/---

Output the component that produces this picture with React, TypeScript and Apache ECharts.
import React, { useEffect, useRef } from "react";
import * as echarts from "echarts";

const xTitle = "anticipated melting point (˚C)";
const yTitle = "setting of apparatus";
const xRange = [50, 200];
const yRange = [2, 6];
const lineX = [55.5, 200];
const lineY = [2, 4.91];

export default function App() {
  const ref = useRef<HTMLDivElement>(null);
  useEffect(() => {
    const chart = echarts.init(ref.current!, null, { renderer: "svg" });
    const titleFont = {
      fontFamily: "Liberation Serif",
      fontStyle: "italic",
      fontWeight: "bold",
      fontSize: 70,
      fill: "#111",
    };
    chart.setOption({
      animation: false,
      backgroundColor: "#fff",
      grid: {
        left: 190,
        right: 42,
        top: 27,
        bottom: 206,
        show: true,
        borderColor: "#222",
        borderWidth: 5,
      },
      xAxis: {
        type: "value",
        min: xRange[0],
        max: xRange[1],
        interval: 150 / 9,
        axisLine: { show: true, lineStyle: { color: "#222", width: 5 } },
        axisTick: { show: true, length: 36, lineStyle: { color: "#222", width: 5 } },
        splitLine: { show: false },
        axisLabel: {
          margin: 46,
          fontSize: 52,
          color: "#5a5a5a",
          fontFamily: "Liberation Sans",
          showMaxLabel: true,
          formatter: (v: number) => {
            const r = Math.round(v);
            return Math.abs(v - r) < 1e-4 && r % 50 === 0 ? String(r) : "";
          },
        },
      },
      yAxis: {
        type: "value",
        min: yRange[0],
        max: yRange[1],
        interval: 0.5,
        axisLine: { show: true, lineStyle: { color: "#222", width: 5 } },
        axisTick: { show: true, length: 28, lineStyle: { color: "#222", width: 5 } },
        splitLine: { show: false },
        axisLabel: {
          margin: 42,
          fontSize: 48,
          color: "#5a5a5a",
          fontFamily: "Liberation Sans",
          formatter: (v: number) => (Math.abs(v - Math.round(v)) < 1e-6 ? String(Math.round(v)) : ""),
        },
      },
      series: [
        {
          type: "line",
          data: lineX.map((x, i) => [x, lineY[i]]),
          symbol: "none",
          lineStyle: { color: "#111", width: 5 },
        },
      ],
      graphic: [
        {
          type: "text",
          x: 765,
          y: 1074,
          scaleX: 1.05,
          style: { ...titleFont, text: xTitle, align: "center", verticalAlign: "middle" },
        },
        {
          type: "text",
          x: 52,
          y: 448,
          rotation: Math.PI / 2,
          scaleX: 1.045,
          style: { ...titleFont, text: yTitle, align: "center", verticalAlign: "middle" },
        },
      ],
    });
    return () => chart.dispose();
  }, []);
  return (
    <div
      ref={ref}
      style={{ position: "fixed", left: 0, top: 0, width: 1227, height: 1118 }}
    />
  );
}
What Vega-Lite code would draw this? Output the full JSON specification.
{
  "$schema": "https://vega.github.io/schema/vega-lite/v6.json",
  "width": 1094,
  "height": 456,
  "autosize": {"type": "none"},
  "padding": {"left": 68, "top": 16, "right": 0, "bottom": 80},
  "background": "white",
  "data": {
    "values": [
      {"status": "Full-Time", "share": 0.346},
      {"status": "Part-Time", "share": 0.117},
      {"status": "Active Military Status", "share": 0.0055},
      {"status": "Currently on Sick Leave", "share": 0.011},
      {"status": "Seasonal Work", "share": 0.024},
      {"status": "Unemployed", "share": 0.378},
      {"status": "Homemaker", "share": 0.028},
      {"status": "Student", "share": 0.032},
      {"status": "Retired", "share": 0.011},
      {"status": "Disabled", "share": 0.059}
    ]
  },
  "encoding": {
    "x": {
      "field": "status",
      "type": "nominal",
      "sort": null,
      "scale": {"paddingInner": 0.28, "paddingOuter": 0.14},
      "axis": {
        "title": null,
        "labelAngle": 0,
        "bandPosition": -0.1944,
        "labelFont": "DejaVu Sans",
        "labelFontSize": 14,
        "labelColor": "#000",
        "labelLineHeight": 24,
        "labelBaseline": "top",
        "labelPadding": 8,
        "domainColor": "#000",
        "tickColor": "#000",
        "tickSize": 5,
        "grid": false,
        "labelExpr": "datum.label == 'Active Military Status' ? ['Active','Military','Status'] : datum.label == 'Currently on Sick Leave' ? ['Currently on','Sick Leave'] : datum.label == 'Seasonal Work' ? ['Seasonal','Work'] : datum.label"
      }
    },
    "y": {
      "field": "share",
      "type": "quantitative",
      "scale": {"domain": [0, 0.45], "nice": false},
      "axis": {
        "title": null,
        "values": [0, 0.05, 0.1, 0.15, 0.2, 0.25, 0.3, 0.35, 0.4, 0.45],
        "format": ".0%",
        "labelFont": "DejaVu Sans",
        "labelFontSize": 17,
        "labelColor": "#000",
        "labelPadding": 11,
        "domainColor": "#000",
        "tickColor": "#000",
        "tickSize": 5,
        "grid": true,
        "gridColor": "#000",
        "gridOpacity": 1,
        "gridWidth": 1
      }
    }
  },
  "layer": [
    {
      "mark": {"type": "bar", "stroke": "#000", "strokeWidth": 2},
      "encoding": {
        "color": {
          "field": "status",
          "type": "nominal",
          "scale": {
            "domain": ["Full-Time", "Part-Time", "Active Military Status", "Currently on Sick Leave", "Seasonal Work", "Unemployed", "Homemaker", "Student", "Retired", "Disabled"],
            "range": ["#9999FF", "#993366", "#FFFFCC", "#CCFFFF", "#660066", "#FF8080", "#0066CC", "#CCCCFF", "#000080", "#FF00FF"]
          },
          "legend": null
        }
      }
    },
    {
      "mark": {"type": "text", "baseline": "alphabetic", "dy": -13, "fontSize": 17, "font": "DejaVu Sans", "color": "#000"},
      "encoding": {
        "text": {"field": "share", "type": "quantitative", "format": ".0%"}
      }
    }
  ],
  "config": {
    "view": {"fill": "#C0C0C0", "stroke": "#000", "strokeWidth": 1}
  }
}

\---

[WORK TO DO]:
Identify and list each line with the word "React".

[THE SOLUTION]:
Output the component that produces this picture with React, TypeScript and Apache ECharts.
import React, { useEffect, useRef } from "react";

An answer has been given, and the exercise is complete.